Flow: Gather Data -> Text Normalization -> Extract Topics LDA -> Classify Data

In [1]:
import numpy as np
import pandas as pd
import re
import warnings
warnings.filterwarnings('ignore')
import spacy
nlp = spacy.load('en_core_web_sm')
from sklearn.feature_extraction.text import TfidfVectorizer

import gensim
from gensim.corpora import Dictionary
from gensim.models import LdaModel,CoherenceModel
import pyLDAvis.gensim

In [2]:
data = pd.read_csv('../input/comcastcomplaints/comcast_fcc_complaints_2015.csv')
data.head()

In [3]:
data.tail()

In [4]:
data['Customer Complaint'].value_counts()

In [5]:
customize_stop_words = ['comcast', 'i', 'fcc', 'hello', 'service', 'services', 'issue', 'issues', 'problem', 'problems', 'xfinity', 'customer', 'complaint', '$']
for word in customize_stop_words:
    nlp.vocab[word].is_stop = True
    
def preprocess(text):
    text = text.split('\n')[0].lower()
    doc = nlp(text)
    temp = []
    for word in doc:
        # If it's not a stop word or punctuation mark, add it to our article!
        if word.text != 'n' and not word.is_stop and not word.is_punct and not word.like_num:
            # We add the lematized version of the word
            temp.append(word.lemma_.lower())
    return temp

# Tokenize each complaint
docs = data['Description'].apply(lambda text: preprocess(text))

In [6]:
docs

In [7]:
dictionary = Dictionary(docs)
print('Distinct words in initial documents:', len(dictionary))
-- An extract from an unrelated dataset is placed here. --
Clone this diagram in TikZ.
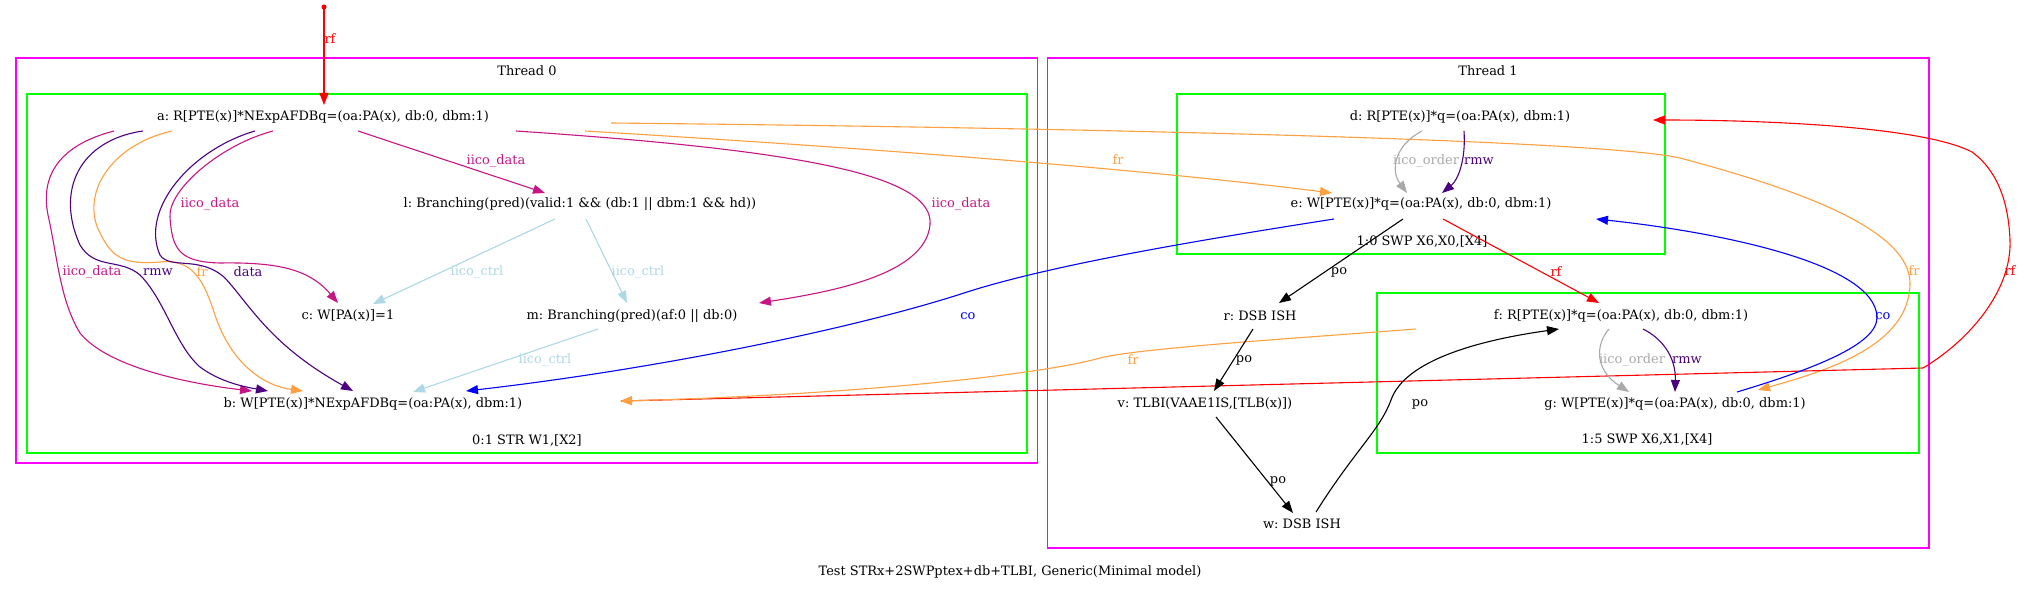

# Filter out words that occur less than 10 documents, or more than 40% of the documents.
dictionary.filter_extremes(no_below=10, no_above=0.4)
print('Distinct words after removing rare and common words:', len(dictionary))

In [8]:
#id2word is an optional dictionary that maps the word_id to a token
corpus = [dictionary.doc2bow(doc) for doc in docs]
num_topics = 5
model = gensim.models.LdaMulticore(corpus=corpus, num_topics=num_topics, id2word=dictionary, passes=20, workers=2)

In [9]:
for i in range(num_topics):
    print('\nTopic {}\n'.format(str(i)))
    for term, frequency in model.show_topic(i, topn=10):
        print(u'{:20} {:.3f}'.format(term, round(frequency, 3)))

In [11]:
top_labels = {0: 'Customer Services', 1:'Internet Speed', 2:'Data Caps', 3: 'Pricing', 4:'Billing'}

In [12]:
vector = TfidfVectorizer(input='content', analyzer = 'word', lowercase=True, stop_words='english',tokenizer=preprocess)
desc = vector.fit_transform(data['Description']).toarray()

In [13]:
from collections import OrderedDict
def get_doc_topic_dist(model, corpus, kwords=False): 
    '''
    LDA transformation, for each doc only returns topics with non-zero weight
    This function makes a matrix transformation of docs in the topic space.
    
    model: the LDA model
    corpus: the documents
    kwords: if True adds and returns the keys
    '''
    
    keys = []
    for d in corpus:
        tmp = {i:0 for i in range(num_topics)}
        tmp.update(dict(model[d]))
        vals = list(OrderedDict(tmp).values())
        if kwords:
            keys += [np.asarray(vals).argmax()]

    return keys

In [14]:
features = vector.get_feature_names() #This will print feature names selected (terms selected) from the raw documents
lda_keys= get_doc_topic_dist(model, corpus, True)

In [15]:
top_words = []
for n in range(len(desc)):
    inds = np.int0(np.argsort(desc[n])[::-1][:5])
    top_words += [', '.join([features[i] for i in inds])]
    
data['Description Top Words'] = pd.DataFrame(top_words)
data['Topic'] = pd.DataFrame(lda_keys)
data.head(10)

In [16]:
#Topic Coherence measures score a single topic by measuring the degree of semantic similarity between high scoring words in the topic. These measurements help 
#distinguish between topics that are semantically interpretable topics.
CoherenceModel(model = model, texts = docs, dictionary = dictionary, coherence='c_v').get_coherence()

In [17]:
test = 'internet speed is slow, call customer service now!!'
tokens = preprocess(test)
model[dictionary.doc2bow(tokens)]

In [18]:
pyLDAvis.enable_notebook()
pyLDAvis.gensim.prepare(model, corpus, dictionary)

The left panel displays different topics and the distance between them. The closer the topics are in meaning the closer they appear, the same goes for dissimilar topics. 

The right panel, displays a bar chart representing  how frequent the term is in the corpus and how "distinctive" it is in distinguishing between different topics.